The other extreme are students who radiate what I once called “the polished silver dollar cat-that-just-ate-the-canary smile of confidence.” They know they can do the classwork, and whatever they don’t accomplish during a hour with a substitute grownup, they can make up the next day after citing “pointless chaos” generated by “the other students” who kept the class from getting anything done. There was a time, early into my sub days, when I would have said simply, “To blazes with it. If you don’t care to focus, we’ll do study hall the rest of the hour.” Not any more. The students are worth more than that. Even though I don’t have the Illinois certificate, I am a teacher. I am worth more than that.
I didn’t pick up the telephone the first time the sub teacher service called. WHY? Because I am obsessed with completing my aviation history book for Arcadia Publishers. By the second time the phone rang, I had read the State Journal register, completed my email correspondence and was about to leave the house for the Abraham Lincoln Presidential Library to work on MY BOOK. I answered the phone at 9:30, agreed to go in, and from the moment I arrived, was glad I had.

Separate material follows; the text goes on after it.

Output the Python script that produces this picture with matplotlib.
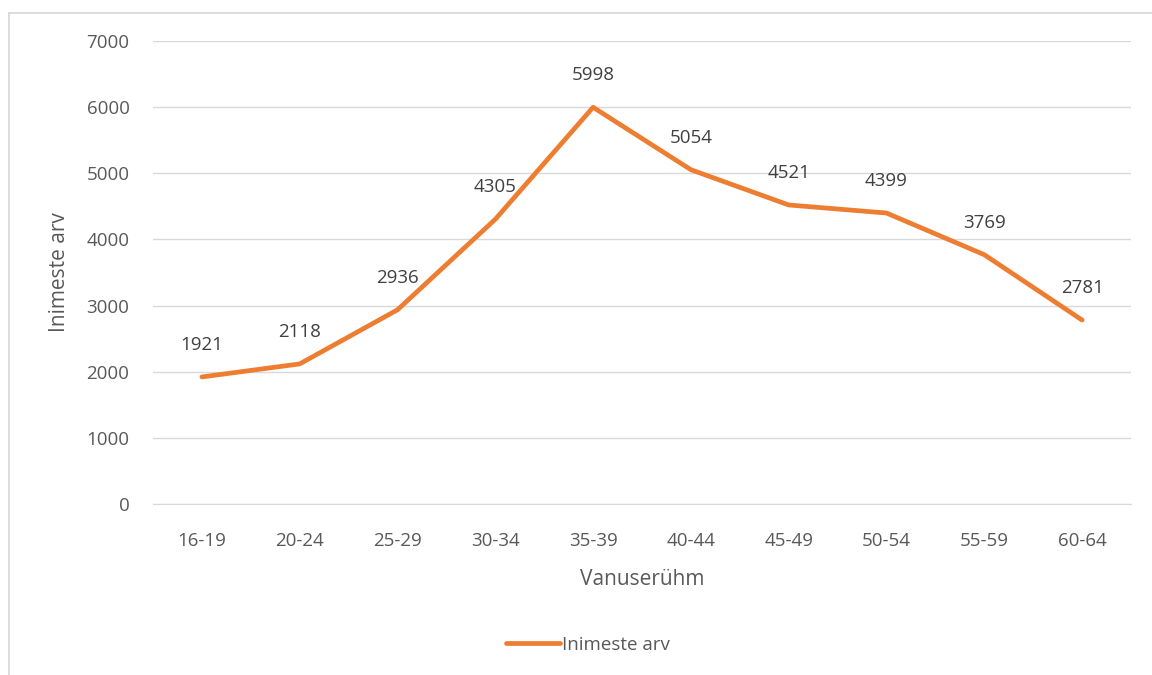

I’ve been in the system awhile, so students recognize me. Virtually every class I encounter asks me about poetry: my own, sometimes, and Vachel Lindsay’s every time. In Sixth Hour some students I showed a movie to last fall remembered a chant I had spontaneously created at the end of that film and engaged a class in speaking in unison I had forgotten the chant, but they reminded me: “DON’T give IN to the CON!” It’s important for sensitive old geezers like me not to sell my favors too cheaply. I promised them we’d do “the song” toward the end of class. It was a large bargain for them. Almost too much.
The teacher had left no lesson plans. THAT’s a first for me for seven years. When I arrived in class a little after 10:00, the regular “in house” sub showed me the lesson plan book and advised me to go from there.
I went a step further following the bell at the end of second period and the arrival of the next class. I asked a student who struck me as a natural leader to lead the class on the basis of what the teacher had noted in her lesson planner book. The young lady did a sterling job because she knew the routine, the other students knew and respected her, and I stayed mostly out of the way.
So it went for the rest of the day. Some leaders led less effectively and I helped ride herd on them. In every class we engaged Latin at least 50 of the 57 minutes and shared poetry until the bell rang. Sixth hour was the greatest challenge, but once the “leadership triumverate” directed them to quiety copying a translation they transcribed to the blackboard, they were fine; hence the late reward of “DON’T give IN to the CON,” and that’s how some of them “marched” out of class when the bell rang at 3:10.
It had been a decent day, and I was content driving home.
This would have been the perfect time to take a few long hits on the Carlo Rossi, but I didn’t. I recognized I was a mite fatigued, so I napped a little. Arose, ate dinner, checked my email and wrote the first poem I’ve written in close to a year.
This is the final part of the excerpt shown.